Florida Senator Marco Rubio places third with 15%. Rubio is also the most mentioned second choice with 24% among likely Republican primary voters with a candidate preference. Of note, this survey was conducted prior to South Carolina Governor Nikki Haley’s endorsement of Rubio.
Former Florida Governor Jeb Bush follows closely behind Rubio with 13% having improved his standing among moderates. Ohio Governor John Kasich, who enjoys a bump following his second place finish in New Hampshire, receives 9% up from 1% in January. Retired neurosurgeon Ben Carson also garners 9%, little changed from 8% last month.
The contest has become more competitive primarily due to the decline in Trump’s support rather than major gains by Cruz or Rubio. Trump’s lead over Cruz has declined across the board but especially among likely Republican primary voters who earn less than $50,000 annually, are very conservative, do not practice a religion, men, those under 45 years old, are not married, or are Tea Party supporters. Trump, who was closely matched with Cruz among very conservative GOP voters in the state last time, now trails Cruz by 20 points, 22% to 42%. Trump also led by double digits among Tea Party supporters statewide, but he currently places behind Cruz, 31% to 35%. Trump is competitive with Cruz, 29% to 26%, among white evangelical Christians who make up about six in ten likely Republican primary voters in South Carolina. But, last month, Trump was ahead of Cruz among these voters by 8 points.
“Will South Carolina return to its traditional place in picking the Republican nominee?” asks Dr. Lee M. Miringoff, Director of the Marist College Institute for Public Opinion. “With the race tightening, it looks like South Carolina may not be any better than Iowa and New Hampshire in clarifying the race.”
60% of likely Republican primary voters with a candidate preference including absentee voters in South Carolina say they strongly support their candidate selection. Five percent are undecided, and 13% report they might vote differently. 71% of Trump’s supporters compared with 66% of Cruz’s backers, 52% of those behind Rubio, and 46% of Bush’s supporters say they are firmly committed to their choice of candidate.
As mentioned, Rubio, 24%, is the preferred second choice candidate of likely GOP voters with a candidate preference. Cruz, 17%, Carson, 13%, Kasich, 13%, Bush, 13%, and Trump, 11%, follow.
On the Democratic side, former Secretary of State Hillary Clinton, 60%, outpaces Vermont Senator Bernie Sanders, 32%, by 28 points among likely Democratic primary voters in South Carolina including those who are undecided yet leaning toward a candidate or who voted by absentee ballot. Her lead is down from 37 points last month.

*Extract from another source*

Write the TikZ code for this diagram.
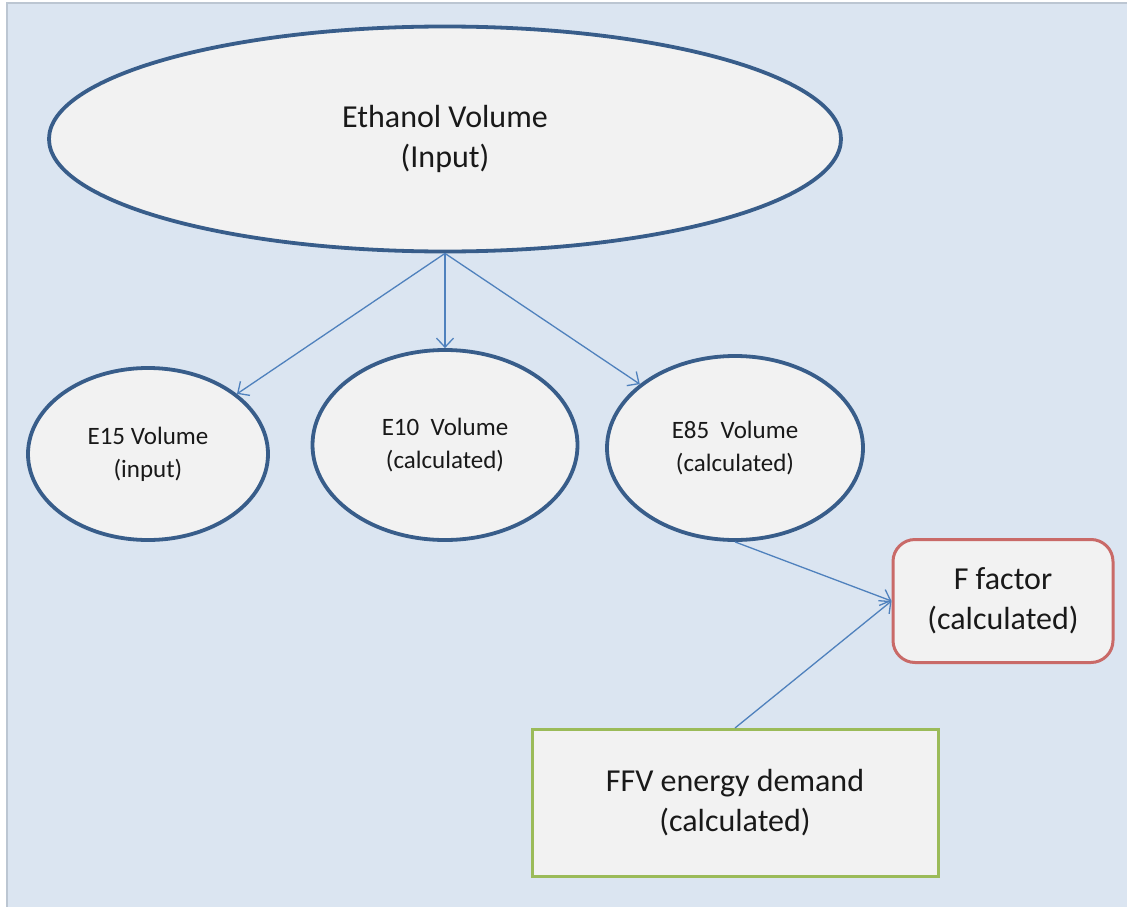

Clinton’s support is especially bolstered by likely Democratic primary voters who are African American and 45 or older. She outdistances Sanders by 66 points among these likely Democratic primary voters. It is noteworthy that Clinton’s lead diminishes to 17 points over Sanders among African Americans under 45 years of age. Clinton also outperforms Sanders by 39 points among Democrats whereas Sanders has a 14 point lead among independents. Although Clinton is ahead among men and women, she outperforms Sanders by a much wider margin among women. Sanders has an advantage among first-time voters, those under 45 years old, or those who are white.
“Clinton is positioned to carry South Carolina by racking up huge numbers among African Americans who are expected to make up about 60 percent of the Democratic primary electorate,” says Dr. Lee M. Miringoff, Director of The Marist College Institute for Public Opinion. “Right now, the Clinton firewall is holding firm in this state.”
69% of likely Democratic primary voters with a candidate preference including absentee voters strongly support their candidate of choice. Eight percent are undecided, and 9% might vote differently. 72% of Clinton’s supporters and 62% of Sanders’ backers say they will not waver in their commitment to their candidate.
President Barack Obama’s approval rating is still upside down in South Carolina. 42% of South Carolinians approve of his job performance, identical to the 42% he received last month. He has strong support among likely Democratic primary voters with 89%.